[BEGIN Data shown]
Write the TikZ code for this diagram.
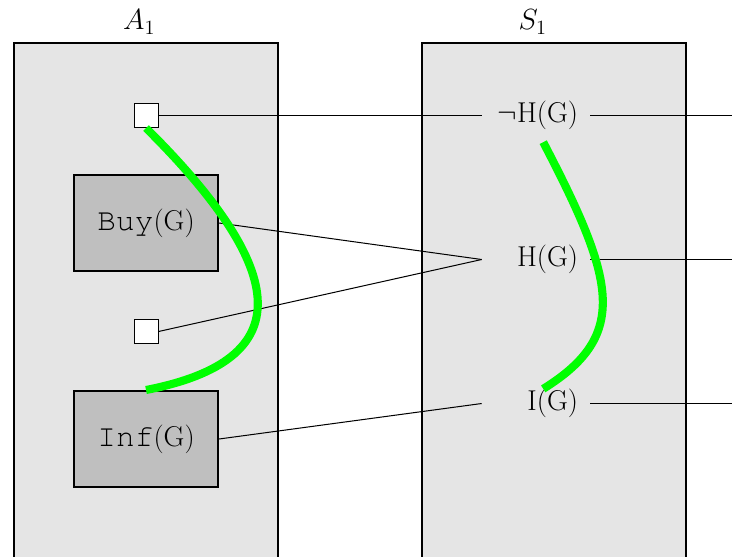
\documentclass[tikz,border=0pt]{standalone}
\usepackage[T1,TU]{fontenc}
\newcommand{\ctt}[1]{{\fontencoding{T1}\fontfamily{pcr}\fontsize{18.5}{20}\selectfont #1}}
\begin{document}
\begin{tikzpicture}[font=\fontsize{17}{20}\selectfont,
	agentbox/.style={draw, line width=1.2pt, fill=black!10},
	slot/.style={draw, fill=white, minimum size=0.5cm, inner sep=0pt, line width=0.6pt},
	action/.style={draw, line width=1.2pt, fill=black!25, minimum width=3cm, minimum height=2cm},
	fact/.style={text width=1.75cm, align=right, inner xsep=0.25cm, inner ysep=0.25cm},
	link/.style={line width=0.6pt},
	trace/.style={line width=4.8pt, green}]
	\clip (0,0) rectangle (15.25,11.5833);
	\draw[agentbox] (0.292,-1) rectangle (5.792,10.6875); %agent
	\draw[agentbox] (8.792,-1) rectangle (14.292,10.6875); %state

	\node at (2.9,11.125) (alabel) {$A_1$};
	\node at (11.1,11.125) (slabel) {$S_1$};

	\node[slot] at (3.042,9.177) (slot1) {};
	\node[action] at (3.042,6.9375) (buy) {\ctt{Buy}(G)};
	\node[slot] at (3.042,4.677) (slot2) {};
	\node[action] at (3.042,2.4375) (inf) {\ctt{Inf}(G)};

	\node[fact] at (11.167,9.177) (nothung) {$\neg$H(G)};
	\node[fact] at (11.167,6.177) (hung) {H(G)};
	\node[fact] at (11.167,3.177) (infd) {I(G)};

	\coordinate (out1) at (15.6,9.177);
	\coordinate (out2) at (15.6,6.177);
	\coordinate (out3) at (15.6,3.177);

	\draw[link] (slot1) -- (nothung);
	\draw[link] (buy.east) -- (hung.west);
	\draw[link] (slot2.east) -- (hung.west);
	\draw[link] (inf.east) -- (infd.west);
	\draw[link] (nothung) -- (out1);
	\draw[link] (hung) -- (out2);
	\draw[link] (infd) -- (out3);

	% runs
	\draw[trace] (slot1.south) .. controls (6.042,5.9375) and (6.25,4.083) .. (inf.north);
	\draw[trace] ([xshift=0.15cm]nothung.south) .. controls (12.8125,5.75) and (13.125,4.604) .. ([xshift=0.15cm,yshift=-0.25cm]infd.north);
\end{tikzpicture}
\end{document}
[END Data shown]
* **Given problem**
Go from the first line of the data above to the line containing "at (11.1,11.125) (slabel)" and retype exactly those lines, both included, but none of the pictures.

* **Exercise output**
Write the TikZ code for this diagram.
\documentclass[tikz,border=0pt]{standalone}
\usepackage[T1,TU]{fontenc}
\newcommand{\ctt}[1]{{\fontencoding{T1}\fontfamily{pcr}\fontsize{18.5}{20}\selectfont #1}}
\begin{document}
\begin{tikzpicture}[font=\fontsize{17}{20}\selectfont,
	agentbox/.style={draw, line width=1.2pt, fill=black!10},
	slot/.style={draw, fill=white, minimum size=0.5cm, inner sep=0pt, line width=0.6pt},
	action/.style={draw, line width=1.2pt, fill=black!25, minimum width=3cm, minimum height=2cm},
	fact/.style={text width=1.75cm, align=right, inner xsep=0.25cm, inner ysep=0.25cm},
	link/.style={line width=0.6pt},
	trace/.style={line width=4.8pt, green}]
	\clip (0,0) rectangle (15.25,11.5833);
	\draw[agentbox] (0.292,-1) rectangle (5.792,10.6875); %agent
	\draw[agentbox] (8.792,-1) rectangle (14.292,10.6875); %state

	\node at (2.9,11.125) (alabel) {$A_1$};
	\node at (11.1,11.125) (slabel) {$S_1$};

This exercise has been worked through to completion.